Task directions = Retype only the lines running from the line that contains "Give me the" to the line that contains "function pairs(a, b)", inclusive, and leave the pictures behind.

[Charts and diagrams as code]
[BEGIN]

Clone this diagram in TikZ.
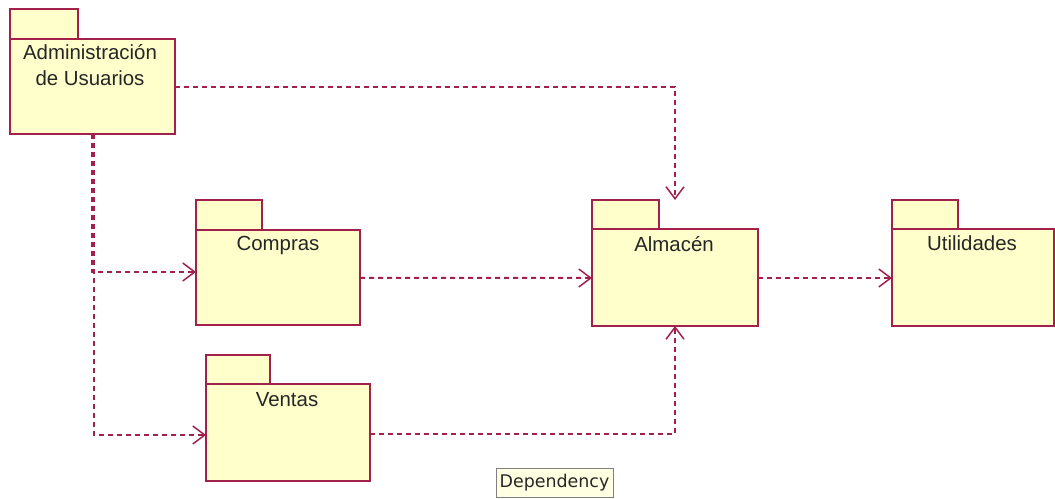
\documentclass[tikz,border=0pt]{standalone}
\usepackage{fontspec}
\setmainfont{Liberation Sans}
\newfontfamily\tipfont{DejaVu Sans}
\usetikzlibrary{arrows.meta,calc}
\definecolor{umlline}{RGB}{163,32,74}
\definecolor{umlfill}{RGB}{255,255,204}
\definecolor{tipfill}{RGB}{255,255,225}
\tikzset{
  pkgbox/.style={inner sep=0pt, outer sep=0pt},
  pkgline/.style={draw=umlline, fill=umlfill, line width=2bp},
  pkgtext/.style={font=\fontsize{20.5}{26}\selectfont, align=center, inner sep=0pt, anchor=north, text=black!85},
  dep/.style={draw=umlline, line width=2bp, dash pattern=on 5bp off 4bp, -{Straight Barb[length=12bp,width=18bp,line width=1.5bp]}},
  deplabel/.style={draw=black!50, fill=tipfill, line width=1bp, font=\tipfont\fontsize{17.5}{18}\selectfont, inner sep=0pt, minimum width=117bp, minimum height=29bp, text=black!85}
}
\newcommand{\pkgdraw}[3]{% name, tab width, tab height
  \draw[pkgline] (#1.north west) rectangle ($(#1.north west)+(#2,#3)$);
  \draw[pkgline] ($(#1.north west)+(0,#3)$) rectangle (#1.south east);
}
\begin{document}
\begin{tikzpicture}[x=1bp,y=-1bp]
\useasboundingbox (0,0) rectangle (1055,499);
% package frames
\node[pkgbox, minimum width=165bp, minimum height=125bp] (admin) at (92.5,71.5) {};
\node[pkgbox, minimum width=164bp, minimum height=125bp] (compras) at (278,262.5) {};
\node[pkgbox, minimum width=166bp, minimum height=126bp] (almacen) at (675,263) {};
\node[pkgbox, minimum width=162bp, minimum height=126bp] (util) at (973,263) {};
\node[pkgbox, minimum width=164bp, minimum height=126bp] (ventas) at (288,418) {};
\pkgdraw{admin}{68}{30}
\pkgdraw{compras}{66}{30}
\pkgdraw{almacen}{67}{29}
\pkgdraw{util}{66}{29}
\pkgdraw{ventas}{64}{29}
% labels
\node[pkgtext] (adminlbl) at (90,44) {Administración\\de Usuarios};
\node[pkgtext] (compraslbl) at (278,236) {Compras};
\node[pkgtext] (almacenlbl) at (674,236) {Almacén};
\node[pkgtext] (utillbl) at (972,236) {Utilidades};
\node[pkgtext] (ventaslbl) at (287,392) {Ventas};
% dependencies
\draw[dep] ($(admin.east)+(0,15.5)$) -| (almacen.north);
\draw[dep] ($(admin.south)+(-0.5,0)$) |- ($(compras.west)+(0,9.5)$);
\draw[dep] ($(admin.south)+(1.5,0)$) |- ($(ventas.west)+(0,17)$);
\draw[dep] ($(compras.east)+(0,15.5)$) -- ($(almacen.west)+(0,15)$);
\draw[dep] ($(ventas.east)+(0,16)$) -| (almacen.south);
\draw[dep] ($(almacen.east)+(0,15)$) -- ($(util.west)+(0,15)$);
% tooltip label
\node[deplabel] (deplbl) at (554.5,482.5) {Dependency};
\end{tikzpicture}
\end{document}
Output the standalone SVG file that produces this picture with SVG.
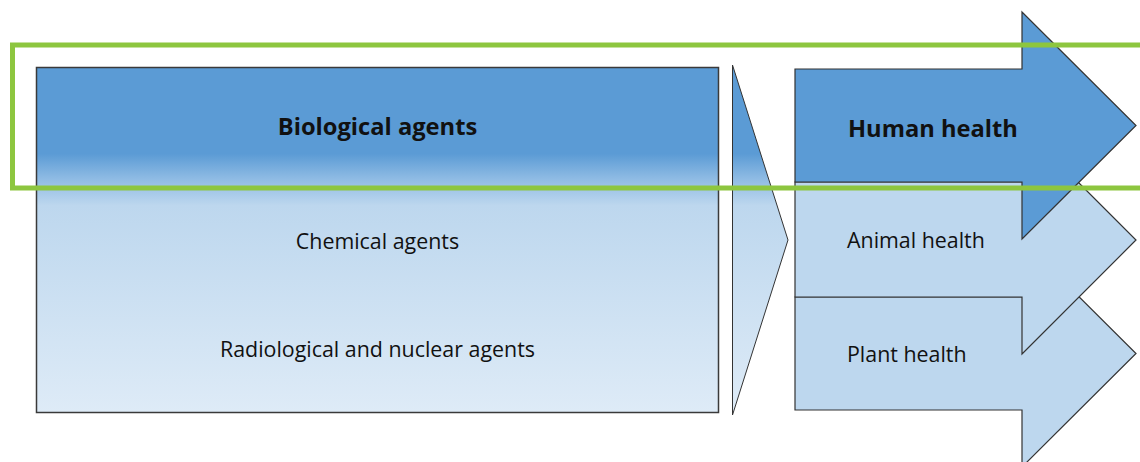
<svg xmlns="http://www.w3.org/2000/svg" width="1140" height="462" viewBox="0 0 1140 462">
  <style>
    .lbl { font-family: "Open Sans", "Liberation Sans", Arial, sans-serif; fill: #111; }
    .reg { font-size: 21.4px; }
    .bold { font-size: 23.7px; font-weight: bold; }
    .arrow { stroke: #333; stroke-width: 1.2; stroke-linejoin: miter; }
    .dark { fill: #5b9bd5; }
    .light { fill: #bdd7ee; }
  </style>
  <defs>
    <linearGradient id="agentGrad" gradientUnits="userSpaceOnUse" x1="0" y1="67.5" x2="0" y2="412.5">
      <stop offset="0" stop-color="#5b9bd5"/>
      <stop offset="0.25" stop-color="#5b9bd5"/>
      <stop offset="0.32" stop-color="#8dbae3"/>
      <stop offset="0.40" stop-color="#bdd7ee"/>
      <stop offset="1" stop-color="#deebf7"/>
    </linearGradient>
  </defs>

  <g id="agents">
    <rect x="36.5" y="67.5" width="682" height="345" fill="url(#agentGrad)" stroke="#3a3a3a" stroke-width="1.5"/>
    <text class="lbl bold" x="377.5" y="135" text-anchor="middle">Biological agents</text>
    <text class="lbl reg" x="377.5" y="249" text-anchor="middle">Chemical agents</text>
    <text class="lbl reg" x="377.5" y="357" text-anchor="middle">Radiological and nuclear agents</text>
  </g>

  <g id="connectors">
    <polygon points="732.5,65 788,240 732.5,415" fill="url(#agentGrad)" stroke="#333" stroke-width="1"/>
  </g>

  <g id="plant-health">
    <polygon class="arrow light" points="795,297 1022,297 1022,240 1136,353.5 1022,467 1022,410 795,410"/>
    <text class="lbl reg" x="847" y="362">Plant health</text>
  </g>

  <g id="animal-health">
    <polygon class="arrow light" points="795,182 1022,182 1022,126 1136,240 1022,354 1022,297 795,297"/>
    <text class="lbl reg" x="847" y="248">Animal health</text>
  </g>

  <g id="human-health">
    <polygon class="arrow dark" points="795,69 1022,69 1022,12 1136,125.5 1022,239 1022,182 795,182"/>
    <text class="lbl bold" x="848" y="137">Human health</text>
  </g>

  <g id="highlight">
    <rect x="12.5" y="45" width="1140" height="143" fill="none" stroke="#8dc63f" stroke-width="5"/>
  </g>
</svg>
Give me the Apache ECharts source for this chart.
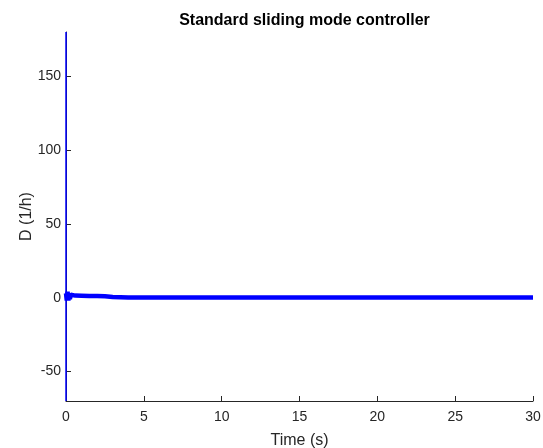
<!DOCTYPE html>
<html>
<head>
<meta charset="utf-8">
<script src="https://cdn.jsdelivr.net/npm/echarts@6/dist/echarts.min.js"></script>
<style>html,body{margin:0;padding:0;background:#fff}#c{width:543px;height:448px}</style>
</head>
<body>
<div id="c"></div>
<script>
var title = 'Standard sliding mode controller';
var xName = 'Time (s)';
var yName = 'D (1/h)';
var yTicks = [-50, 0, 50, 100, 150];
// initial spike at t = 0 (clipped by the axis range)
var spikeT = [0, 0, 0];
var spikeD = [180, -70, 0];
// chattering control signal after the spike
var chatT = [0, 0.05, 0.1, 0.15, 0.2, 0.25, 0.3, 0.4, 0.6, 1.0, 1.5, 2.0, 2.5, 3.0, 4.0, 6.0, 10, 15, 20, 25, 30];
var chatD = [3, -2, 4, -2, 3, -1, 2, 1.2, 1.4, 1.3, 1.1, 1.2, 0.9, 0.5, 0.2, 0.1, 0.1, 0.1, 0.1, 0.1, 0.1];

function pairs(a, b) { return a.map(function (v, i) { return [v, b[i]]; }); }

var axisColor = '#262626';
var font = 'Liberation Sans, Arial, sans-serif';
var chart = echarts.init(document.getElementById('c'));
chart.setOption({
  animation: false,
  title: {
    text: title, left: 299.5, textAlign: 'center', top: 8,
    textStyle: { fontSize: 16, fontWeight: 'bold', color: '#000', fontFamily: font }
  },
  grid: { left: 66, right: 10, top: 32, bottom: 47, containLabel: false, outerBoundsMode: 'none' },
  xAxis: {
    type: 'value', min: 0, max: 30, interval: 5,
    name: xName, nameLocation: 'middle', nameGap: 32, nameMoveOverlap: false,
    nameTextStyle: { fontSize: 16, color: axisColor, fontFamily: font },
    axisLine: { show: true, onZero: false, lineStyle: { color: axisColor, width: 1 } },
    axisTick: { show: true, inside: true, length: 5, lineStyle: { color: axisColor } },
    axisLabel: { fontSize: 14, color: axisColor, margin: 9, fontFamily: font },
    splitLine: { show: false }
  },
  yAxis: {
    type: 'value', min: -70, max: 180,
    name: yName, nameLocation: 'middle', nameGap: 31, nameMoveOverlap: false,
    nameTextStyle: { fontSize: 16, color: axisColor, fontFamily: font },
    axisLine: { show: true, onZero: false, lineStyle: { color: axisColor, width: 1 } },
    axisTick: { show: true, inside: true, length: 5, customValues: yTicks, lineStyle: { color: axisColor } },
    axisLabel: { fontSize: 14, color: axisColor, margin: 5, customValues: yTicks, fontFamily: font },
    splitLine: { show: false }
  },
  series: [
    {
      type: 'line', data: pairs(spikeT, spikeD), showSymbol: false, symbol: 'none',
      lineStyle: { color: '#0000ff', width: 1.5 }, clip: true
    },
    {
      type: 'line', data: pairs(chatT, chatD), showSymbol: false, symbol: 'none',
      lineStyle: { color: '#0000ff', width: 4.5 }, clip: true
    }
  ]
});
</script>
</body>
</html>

[END]

Correct answer =
Give me the Apache ECharts source for this chart.
<!DOCTYPE html>
<html>
<head>
<meta charset="utf-8">
<script src="https://cdn.jsdelivr.net/npm/echarts@6/dist/echarts.min.js"></script>
<style>html,body{margin:0;padding:0;background:#fff}#c{width:543px;height:448px}</style>
</head>
<body>
<div id="c"></div>
<script>
var title = 'Standard sliding mode controller';
var xName = 'Time (s)';
var yName = 'D (1/h)';
var yTicks = [-50, 0, 50, 100, 150];
// initial spike at t = 0 (clipped by the axis range)
var spikeT = [0, 0, 0];
var spikeD = [180, -70, 0];
// chattering control signal after the spike
var chatT = [0, 0.05, 0.1, 0.15, 0.2, 0.25, 0.3, 0.4, 0.6, 1.0, 1.5, 2.0, 2.5, 3.0, 4.0, 6.0, 10, 15, 20, 25, 30];
var chatD = [3, -2, 4, -2, 3, -1, 2, 1.2, 1.4, 1.3, 1.1, 1.2, 0.9, 0.5, 0.2, 0.1, 0.1, 0.1, 0.1, 0.1, 0.1];

function pairs(a, b) { return a.map(function (v, i) { return [v, b[i]]; }); }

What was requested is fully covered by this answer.